Direction: Your task is to copy the listing exactly, with the pictures left out.

[Plotting code records]
## Begin
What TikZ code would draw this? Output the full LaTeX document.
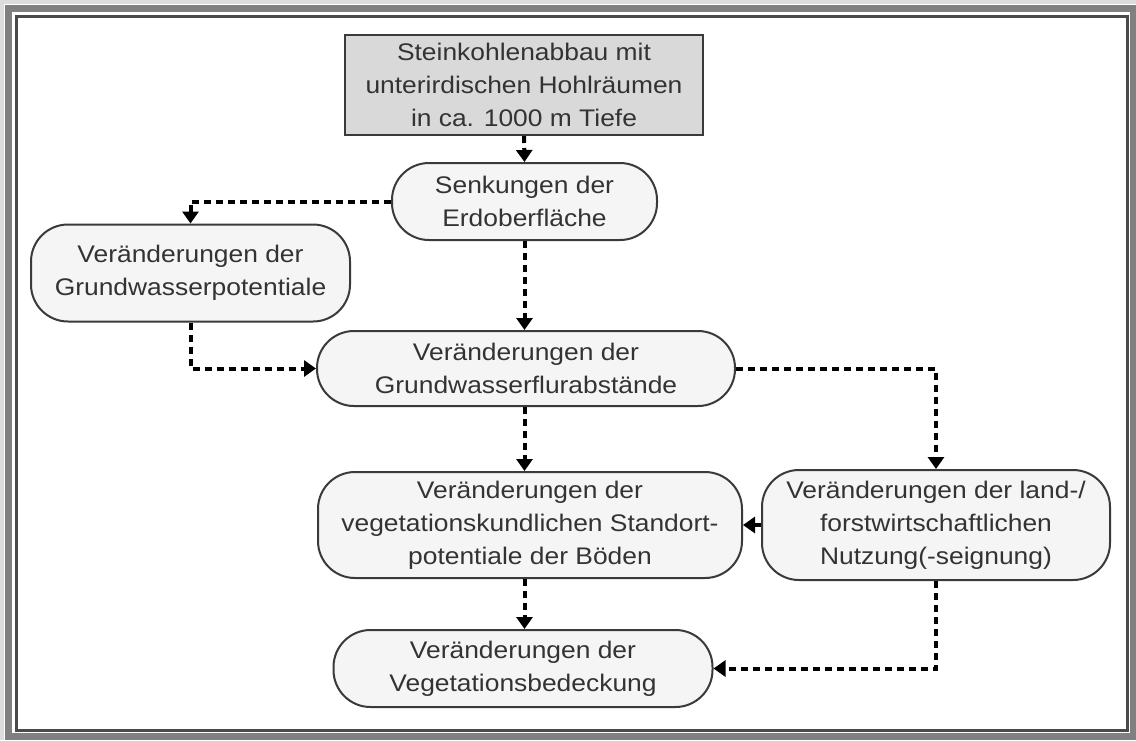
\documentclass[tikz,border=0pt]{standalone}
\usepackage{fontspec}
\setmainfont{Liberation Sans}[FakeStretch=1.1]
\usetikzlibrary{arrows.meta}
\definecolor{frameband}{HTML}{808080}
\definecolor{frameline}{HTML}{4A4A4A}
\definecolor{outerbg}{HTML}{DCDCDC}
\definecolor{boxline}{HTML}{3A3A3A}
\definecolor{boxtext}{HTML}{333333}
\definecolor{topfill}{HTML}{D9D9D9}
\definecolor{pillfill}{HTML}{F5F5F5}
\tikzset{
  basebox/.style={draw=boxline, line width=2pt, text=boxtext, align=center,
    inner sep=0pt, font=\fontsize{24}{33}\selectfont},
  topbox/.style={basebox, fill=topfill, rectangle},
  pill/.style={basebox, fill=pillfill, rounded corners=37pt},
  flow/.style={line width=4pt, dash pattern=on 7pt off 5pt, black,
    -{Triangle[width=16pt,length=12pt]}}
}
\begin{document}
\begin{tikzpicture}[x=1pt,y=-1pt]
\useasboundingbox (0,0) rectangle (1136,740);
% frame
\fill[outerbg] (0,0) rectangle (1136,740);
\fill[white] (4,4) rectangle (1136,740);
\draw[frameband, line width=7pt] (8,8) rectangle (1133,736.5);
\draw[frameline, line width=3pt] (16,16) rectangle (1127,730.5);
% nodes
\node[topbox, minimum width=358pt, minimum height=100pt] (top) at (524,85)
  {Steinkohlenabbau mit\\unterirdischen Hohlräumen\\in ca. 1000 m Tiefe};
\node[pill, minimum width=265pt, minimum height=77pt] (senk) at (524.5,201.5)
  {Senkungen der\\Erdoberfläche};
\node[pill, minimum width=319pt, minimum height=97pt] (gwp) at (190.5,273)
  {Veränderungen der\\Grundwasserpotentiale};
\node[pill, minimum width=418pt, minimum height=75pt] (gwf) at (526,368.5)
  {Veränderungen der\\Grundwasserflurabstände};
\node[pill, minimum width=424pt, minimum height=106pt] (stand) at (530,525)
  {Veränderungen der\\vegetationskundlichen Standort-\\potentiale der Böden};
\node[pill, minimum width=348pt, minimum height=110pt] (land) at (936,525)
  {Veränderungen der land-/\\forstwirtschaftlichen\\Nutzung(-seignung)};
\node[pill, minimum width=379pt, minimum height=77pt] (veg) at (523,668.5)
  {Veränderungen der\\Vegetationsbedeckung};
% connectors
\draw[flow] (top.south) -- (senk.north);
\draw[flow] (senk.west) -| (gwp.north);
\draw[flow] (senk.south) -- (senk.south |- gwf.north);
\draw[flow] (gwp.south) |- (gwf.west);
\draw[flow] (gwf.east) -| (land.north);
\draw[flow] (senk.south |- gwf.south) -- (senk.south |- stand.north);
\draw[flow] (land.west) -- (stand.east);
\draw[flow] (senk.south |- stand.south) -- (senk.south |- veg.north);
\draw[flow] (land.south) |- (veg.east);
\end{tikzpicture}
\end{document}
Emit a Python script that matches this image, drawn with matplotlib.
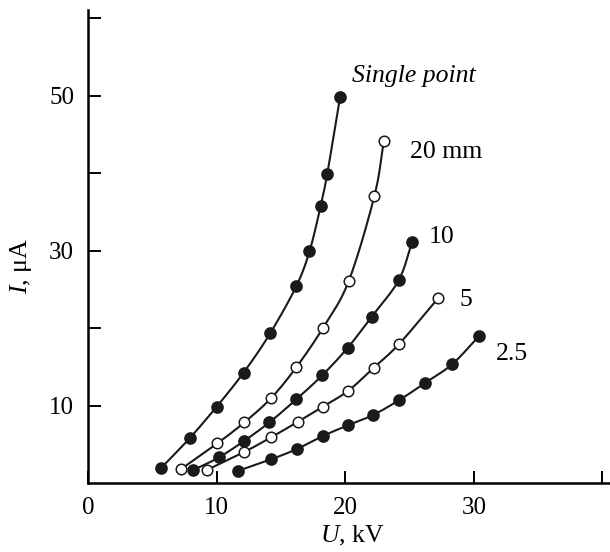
## End
Correct result:
What TikZ code would draw this? Output the full LaTeX document.
\documentclass[tikz,border=0pt]{standalone}
\usepackage{fontspec}
\setmainfont{Liberation Sans}[FakeStretch=1.1]
\usetikzlibrary{arrows.meta}
\definecolor{frameband}{HTML}{808080}
\definecolor{frameline}{HTML}{4A4A4A}
\definecolor{outerbg}{HTML}{DCDCDC}
\definecolor{boxline}{HTML}{3A3A3A}
\definecolor{boxtext}{HTML}{333333}
\definecolor{topfill}{HTML}{D9D9D9}
\definecolor{pillfill}{HTML}{F5F5F5}
\tikzset{
  basebox/.style={draw=boxline, line width=2pt, text=boxtext, align=center,
    inner sep=0pt, font=\fontsize{24}{33}\selectfont},
  topbox/.style={basebox, fill=topfill, rectangle},
  pill/.style={basebox, fill=pillfill, rounded corners=37pt},
  flow/.style={line width=4pt, dash pattern=on 7pt off 5pt, black,
    -{Triangle[width=16pt,length=12pt]}}
}
\begin{document}
\begin{tikzpicture}[x=1pt,y=-1pt]
\useasboundingbox (0,0) rectangle (1136,740);
% frame
\fill[outerbg] (0,0) rectangle (1136,740);
\fill[white] (4,4) rectangle (1136,740);
\draw[frameband, line width=7pt] (8,8) rectangle (1133,736.5);
\draw[frameline, line width=3pt] (16,16) rectangle (1127,730.5);
% nodes
\node[topbox, minimum width=358pt, minimum height=100pt] (top) at (524,85)
  {Steinkohlenabbau mit\\unterirdischen Hohlräumen\\in ca. 1000 m Tiefe};
\node[pill, minimum width=265pt, minimum height=77pt] (senk) at (524.5,201.5)
  {Senkungen der\\Erdoberfläche};
\node[pill, minimum width=319pt, minimum height=97pt] (gwp) at (190.5,273)
  {Veränderungen der\\Grundwasserpotentiale};
\node[pill, minimum width=418pt, minimum height=75pt] (gwf) at (526,368.5)
  {Veränderungen der\\Grundwasserflurabstände};
\node[pill, minimum width=424pt, minimum height=106pt] (stand) at (530,525)
  {Veränderungen der\\vegetationskundlichen Standort-\\potentiale der Böden};
\node[pill, minimum width=348pt, minimum height=110pt] (land) at (936,525)
  {Veränderungen der land-/\\forstwirtschaftlichen\\Nutzung(-seignung)};
\node[pill, minimum width=379pt, minimum height=77pt] (veg) at (523,668.5)
  {Veränderungen der\\Vegetationsbedeckung};
% connectors
\draw[flow] (top.south) -- (senk.north);
\draw[flow] (senk.west) -| (gwp.north);
\draw[flow] (senk.south) -- (senk.south |- gwf.north);
\draw[flow] (gwp.south) |- (gwf.west);
\draw[flow] (gwf.east) -| (land.north);
\draw[flow] (senk.south |- gwf.south) -- (senk.south |- stand.north);
\draw[flow] (land.west) -- (stand.east);
\draw[flow] (senk.south |- stand.south) -- (senk.south |- veg.north);
\draw[flow] (land.south) |- (veg.east);
\end{tikzpicture}
\end{document}
Emit a Python script that matches this image, drawn with matplotlib.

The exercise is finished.